STATED EXERCISE
List, from the lines below, each one with "that" in it.

DATA SUPPLIED
* Begin *

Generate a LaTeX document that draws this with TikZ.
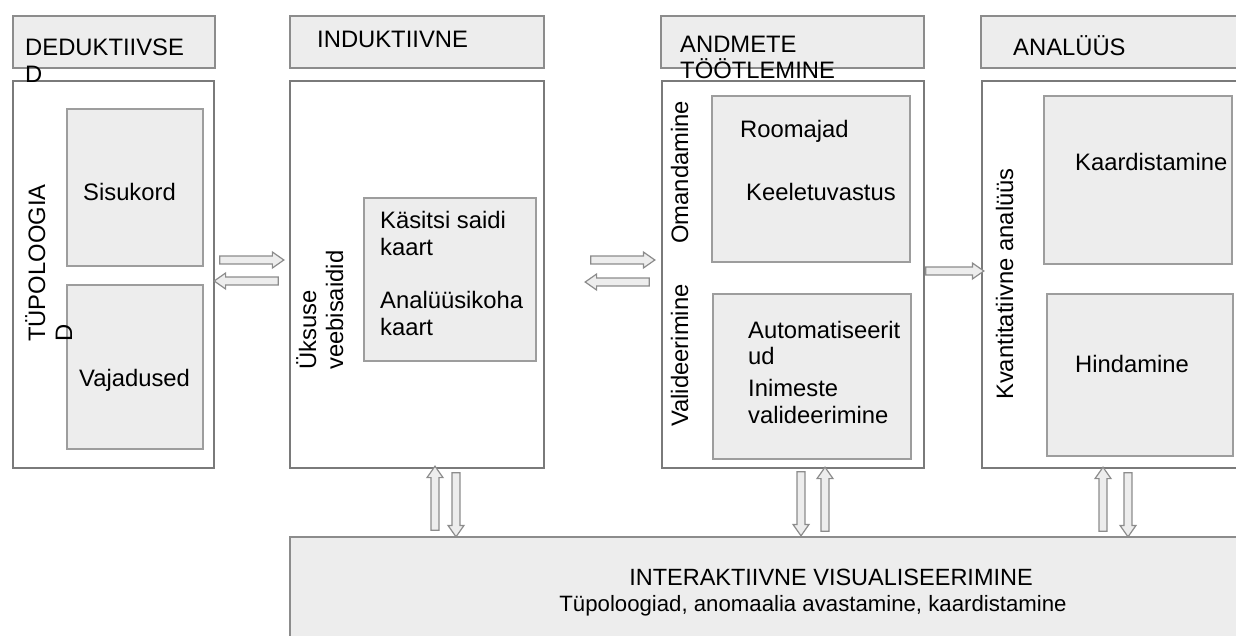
\documentclass[tikz,border=0pt]{standalone}
\usepackage{fontspec}
\setmainfont{Liberation Sans}
\usetikzlibrary{shapes.arrows}
\definecolor{boxfill}{HTML}{EDEDED}
\definecolor{boxline}{HTML}{8C8C8C}
\definecolor{mainline}{HTML}{7A7A7A}
\tikzset{
 hdr/.style={draw=boxline, line width=1.5pt, fill=boxfill, anchor=north west, inner sep=0},
 mainbox/.style={draw=mainline, line width=2pt, fill=white, anchor=north west, inner sep=0},
 innerbox/.style={draw=boxline!85, line width=1.5pt, fill=boxfill, anchor=north west, inner sep=0},
 lbl/.style={font=\fontsize{23.8}{26.5}\selectfont, inner sep=0, anchor=base west},
 vlbl/.style={lbl, rotate=90},
 botlbl/.style={font=\fontsize{23.5}{26}\selectfont, inner sep=0, anchor=base},
 barrow/.style={single arrow, draw=boxline, line width=1.2pt, fill=boxfill, inner sep=3.3pt,
   single arrow head extend=4pt, single arrow tip angle=70, minimum height=64pt, minimum width=16pt},
}
\begin{document}
\begin{tikzpicture}[x=1pt,y=-1pt]
\useasboundingbox (0,0) rectangle (1236,635);
% headers
\node[hdr, minimum width=202pt, minimum height=52pt] (h1) at (12,15) {};
\node[hdr, minimum width=254pt, minimum height=52pt] (h2) at (289,15) {};
\node[hdr, minimum width=263pt, minimum height=52pt] (h3) at (660,15) {};
\node[hdr, minimum width=260pt, minimum height=52pt] (h4) at (980,15) {};
% main boxes
\node[mainbox, minimum width=201pt, minimum height=387pt] (b1) at (12,80) {};
\node[mainbox, minimum width=254pt, minimum height=387pt] (b2) at (289,80) {};
\node[mainbox, minimum width=262pt, minimum height=387pt] (b3) at (661,80) {};
\node[mainbox, minimum width=262pt, minimum height=387pt] (b4) at (981,80) {};
% bottom box
\node[hdr, minimum width=960pt, minimum height=110pt] (bot) at (289,536) {};
% inner boxes
\node[innerbox, minimum width=136pt, minimum height=157pt] (i1a) at (66,108) {};
\node[innerbox, minimum width=136pt, minimum height=164pt] (i1b) at (66,284) {};
\node[innerbox, minimum width=172pt, minimum height=163pt] (i2) at (363,197) {};
\node[innerbox, minimum width=198pt, minimum height=166pt] (i3a) at (711,95) {};
\node[innerbox, minimum width=198pt, minimum height=165pt] (i3b) at (712,293) {};
\node[innerbox, minimum width=188pt, minimum height=168pt] (i4a) at (1043,95) {};
\node[innerbox, minimum width=186pt, minimum height=162pt] (i4b) at (1046,293) {};
% header texts
\node[lbl] (t1a) at (25,55) {DEDUKTIIVSE};
\node[lbl] (t1b) at (25,82) {D};
\node[lbl] (t2) at (317,47) {INDUKTIIVNE};
\node[lbl] (t3a) at (680,52) {ANDMETE};
\node[lbl] (t3b) at (680,78) {TÖÖTLEMINE};
\node[lbl] (t4) at (1013,55) {ANALÜÜS};
% rotated labels
\node[vlbl] (v1a) at (45,342) {TÜPOLOOGIA};
\node[vlbl] (v1b) at (72,342) {D};
\node[vlbl] (v2a) at (316,370) {Üksuse};
\node[vlbl] (v2b) at (343,370) {veebisaidid};
\node[vlbl] (v3a) at (688,244) {Omandamine};
\node[vlbl] (v3b) at (688,427) {Valideerimine};
\node[vlbl] (v4) at (1013,400) {Kvantitatiivne analüüs};
% inner texts
\node[lbl] (s1) at (83,200) {Sisukord};
\node[lbl] (s2) at (79,386) {Vajadused};
\node[lbl] (s3) at (380,228) {Käsitsi saidi};
\node[lbl] (s4) at (380,255) {kaart};
\node[lbl] (s5) at (380,308) {Analüüsikoha};
\node[lbl] (s6) at (380,335) {kaart};
\node[lbl] (s7) at (740,137) {Roomajad};
\node[lbl] (s8) at (746,200) {Keeletuvastus};
\node[lbl] (s9) at (748,338) {Automatiseerit};
\node[lbl] (s10) at (748,364) {ud};
\node[lbl] (s11) at (748,396) {Inimeste};
\node[lbl] (s12) at (748,423) {valideerimine};
\node[lbl] (s13) at (1075,170) {Kaardistamine};
\node[lbl] (s14) at (1075,372) {Hindamine};
% bottom texts
\node[botlbl] (bt1) at (831,585) {INTERAKTIIVNE VISUALISEERIMINE};
\node[botlbl, font=\fontsize{22.2}{26}\selectfont] (bt2) at (813,611) {Tüpoloogiad, anomaalia avastamine, kaardistamine};
% block arrows
\node[barrow] (a1) at (249,260) {};
\node[barrow, rotate=180] (a2) at (249,281) {};
\node[barrow] (a3) at (620,260) {};
\node[barrow, rotate=180] (a4) at (620,282) {};
\node[barrow, minimum height=58pt] (a5) at (952,271) {};
\node[barrow, rotate=90] (a6) at (435,501) {};
\node[barrow, rotate=-90] (a7) at (456,502) {};
\node[barrow, rotate=-90] (a8) at (801,501) {};
\node[barrow, rotate=90] (a9) at (825,502) {};
\node[barrow, rotate=90] (a10) at (1103,502) {};
\node[barrow, rotate=-90] (a11) at (1128,502) {};
\end{tikzpicture}
\end{document}
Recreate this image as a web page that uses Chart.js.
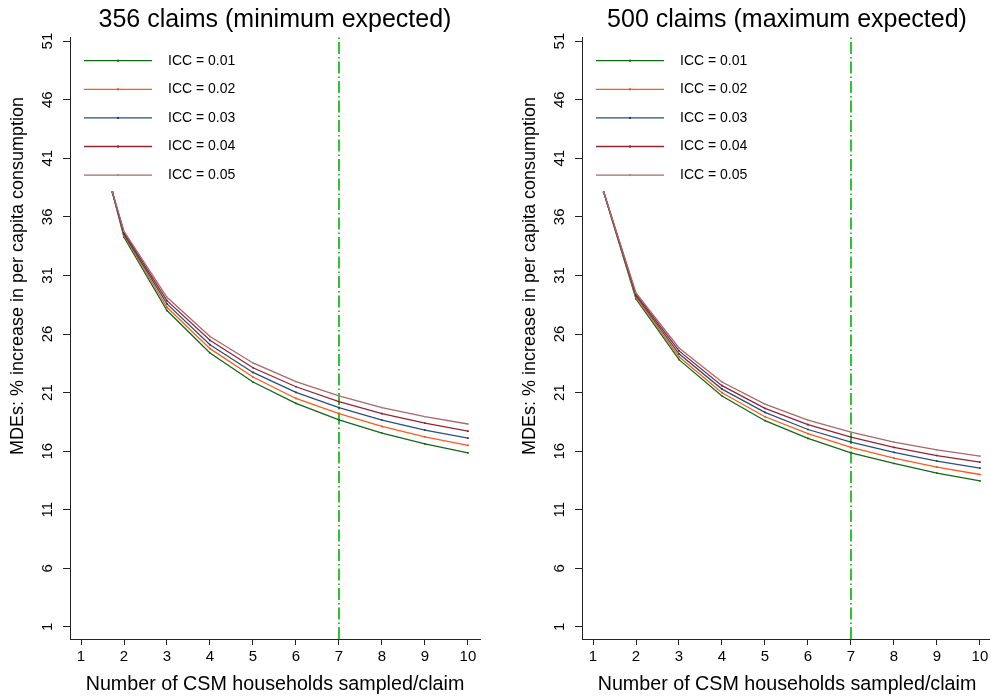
<!DOCTYPE html>
<html>
<head>
<meta charset="utf-8">
<script src="https://cdn.jsdelivr.net/npm/chart.js@4.4.0/dist/chart.umd.min.js"></script>
<style>
  html, body { margin: 0; padding: 0; background: #fff; overflow: hidden; }
  #wrap { position: relative; width: 990px; height: 696px; overflow: hidden; }
  canvas { position: absolute; top: 0; }
  #left { left: 0; }
  #right { left: 512px; }
</style>
</head>
<body>
<div id="wrap">
  <canvas id="left" width="490" height="696"></canvas>
  <canvas id="right" width="490" height="696"></canvas>
</div>
<script>
// values
const iccLabels = ['ICC = 0.01', 'ICC = 0.02', 'ICC = 0.03', 'ICC = 0.04', 'ICC = 0.05'];
const xTicks = [1, 2, 3, 4, 5, 6, 7, 8, 9, 10];
const yTicks = [1, 6, 11, 16, 21, 26, 31, 36, 41, 46, 51];
const cutLine = 7;

const xLeft = [1.73, 2, 3, 4, 5, 6, 7, 8, 9, 10];
const left001 = [38.1, 34.26, 28.00, 24.38, 21.90, 20.08, 18.68, 17.55, 16.63, 15.86];
const left002 = [38.1, 34.40, 28.28, 24.75, 22.33, 20.50, 19.20, 18.11, 17.23, 16.49];
const left003 = [38.1, 34.52, 28.57, 25.09, 22.72, 21.02, 19.71, 18.66, 17.80, 17.12];
const left004 = [38.1, 34.65, 28.85, 25.46, 23.12, 21.50, 20.22, 19.20, 18.40, 17.72];
const left005 = [38.1, 34.77, 29.13, 25.78, 23.53, 21.93, 20.73, 19.71, 18.94, 18.32];

const xRight = [1.25, 2, 3, 4, 5, 6, 7, 8, 9, 10];
const right001 = [38.1, 29.00, 23.81, 20.71, 18.60, 17.09, 15.86, 14.95, 14.13, 13.47];
const right002 = [38.1, 29.13, 24.06, 20.99, 18.94, 17.49, 16.32, 15.41, 14.64, 14.01];
const right003 = [38.1, 29.26, 24.31, 21.30, 19.31, 17.85, 16.78, 15.89, 15.15, 14.56];
const right004 = [38.1, 29.38, 24.56, 21.59, 19.65, 18.26, 17.20, 16.32, 15.63, 15.07];
const right005 = [38.1, 29.51, 24.81, 21.90, 20.02, 18.66, 17.63, 16.78, 16.12, 15.58];

const yTitle = 'MDEs: % increase in per capita consumption';
const xTitle = 'Number of CSM households sampled/claim';

const lineColors = ['#0f6a14', '#ff5a1a', '#264f80', '#962431', '#a8686b'];
const pointColors = ['#1c6a1c', '#ff4a10', '#1d3f68', '#8a2030', '#7f9d94'];

const FONT = '"Liberation Sans", Arial, Helvetica, sans-serif';
const Y_MIN = -0.03, Y_MAX = 51.35;

// plot title and y-axis title (Stata puts the y title a bit above centre)
const textPlugin = {
  id: 'plotTexts',
  afterDraw(chart) {
    const ctx = chart.ctx, a = chart.chartArea;
    ctx.save();
    ctx.fillStyle = '#000';
    ctx.font = '25px ' + FONT;
    ctx.textAlign = 'center';
    ctx.textBaseline = 'alphabetic';
    ctx.fillText(chart.options.plugins.plotTexts.text, (a.left + a.right) / 2, 27);

    ctx.font = '18px ' + FONT;
    ctx.textBaseline = 'middle';
    ctx.translate(18, a.top + 239);
    ctx.rotate(-Math.PI / 2);
    ctx.fillText(yTitle, 0, 0);
    ctx.restore();
  }
};

const legendPlugin = {
  id: 'iccLegend',
  afterDatasetsDraw(chart) {
    const ctx = chart.ctx, a = chart.chartArea;
    ctx.save();
    ctx.font = '14px ' + FONT;
    ctx.textBaseline = 'middle';
    iccLabels.forEach((lab, i) => {
      const y = a.top + 23.7 + i * 28.6;
      const x0 = a.left + 14, x1 = a.left + 82;
      ctx.strokeStyle = lineColors[i];
      ctx.lineWidth = 1.3;
      ctx.beginPath();
      ctx.moveTo(x0, y);
      ctx.lineTo(x1, y);
      ctx.stroke();
      ctx.fillStyle = pointColors[i];
      ctx.fillRect((x0 + x1) / 2 - 1, y - 1, 2, 2);
      ctx.fillStyle = '#000';
      ctx.fillText(lab, a.left + 98, y);
    });
    ctx.restore();
  }
};

function makeChart(id, title, xs, series) {
  const datasets = series.map((vals, i) => ({
    label: iccLabels[i],
    data: vals.map((v, j) => ({x: xs[j], y: v})),
    borderColor: lineColors[i],
    backgroundColor: pointColors[i],
    borderWidth: 1.3,
    pointStyle: 'rect',
    pointRadius: 1.2,
    pointBorderWidth: 0,
    pointBackgroundColor: pointColors[i],
    order: 4 - i
  }));
  datasets.push({
    label: 'cut',
    data: [{x: cutLine, y: Y_MIN}, {x: cutLine, y: Y_MAX}],
    borderColor: '#2fc42f',
    borderWidth: 2,
    borderDash: [12, 3, 1.5, 3],
    pointRadius: 0,
    order: 10
  });

  return new Chart(document.getElementById(id), {
    type: 'line',
    data: { datasets: datasets },
    options: {
      responsive: false,
      animation: false,
      layout: { padding: { top: 37, right: 10, left: 0, bottom: 0 } },
      plugins: {
        legend: { display: false },
        tooltip: { enabled: false },
        plotTexts: { text: title }
      },
      scales: {
        x: {
          type: 'linear',
          min: 0.744,
          max: 10.28,
          afterBuildTicks: s => { s.ticks = xTicks.map(v => ({value: v})); },
          afterFit: s => { s.height = 57; },
          border: { color: '#222', width: 1 },
          grid: { drawOnChartArea: false, drawTicks: true, tickLength: 6, color: '#222' },
          ticks: { autoSkip: false, maxRotation: 0, padding: 3, color: '#000', font: { family: FONT, size: 15 } },
          title: { display: true, text: xTitle, color: '#000',
                   font: { family: FONT, size: 19.7 }, padding: { top: 0, bottom: 0 } }
        },
        y: {
          min: Y_MIN,
          max: Y_MAX,
          afterBuildTicks: s => { s.ticks = yTicks.map(v => ({value: v})); },
          afterFit: s => { s.width = 70; },
          border: { color: '#222', width: 1 },
          grid: { drawOnChartArea: false, drawTicks: true, tickLength: 7, color: '#222' },
          ticks: { autoSkip: false, minRotation: 90, maxRotation: 90, crossAlign: 'center', padding: 7,
                   color: '#000', font: { family: FONT, size: 15 } }
        }
      }
    },
    plugins: [textPlugin, legendPlugin]
  });
}

makeChart('left', '356 claims (minimum expected)', xLeft, [left001, left002, left003, left004, left005]);
makeChart('right', '500 claims (maximum expected)', xRight, [right001, right002, right003, right004, right005]);
</script>
</body>
</html>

* End *

RESPONSE TO THIS TASK
Generate a LaTeX document that draws this with TikZ.
Recreate this image as a web page that uses Chart.js.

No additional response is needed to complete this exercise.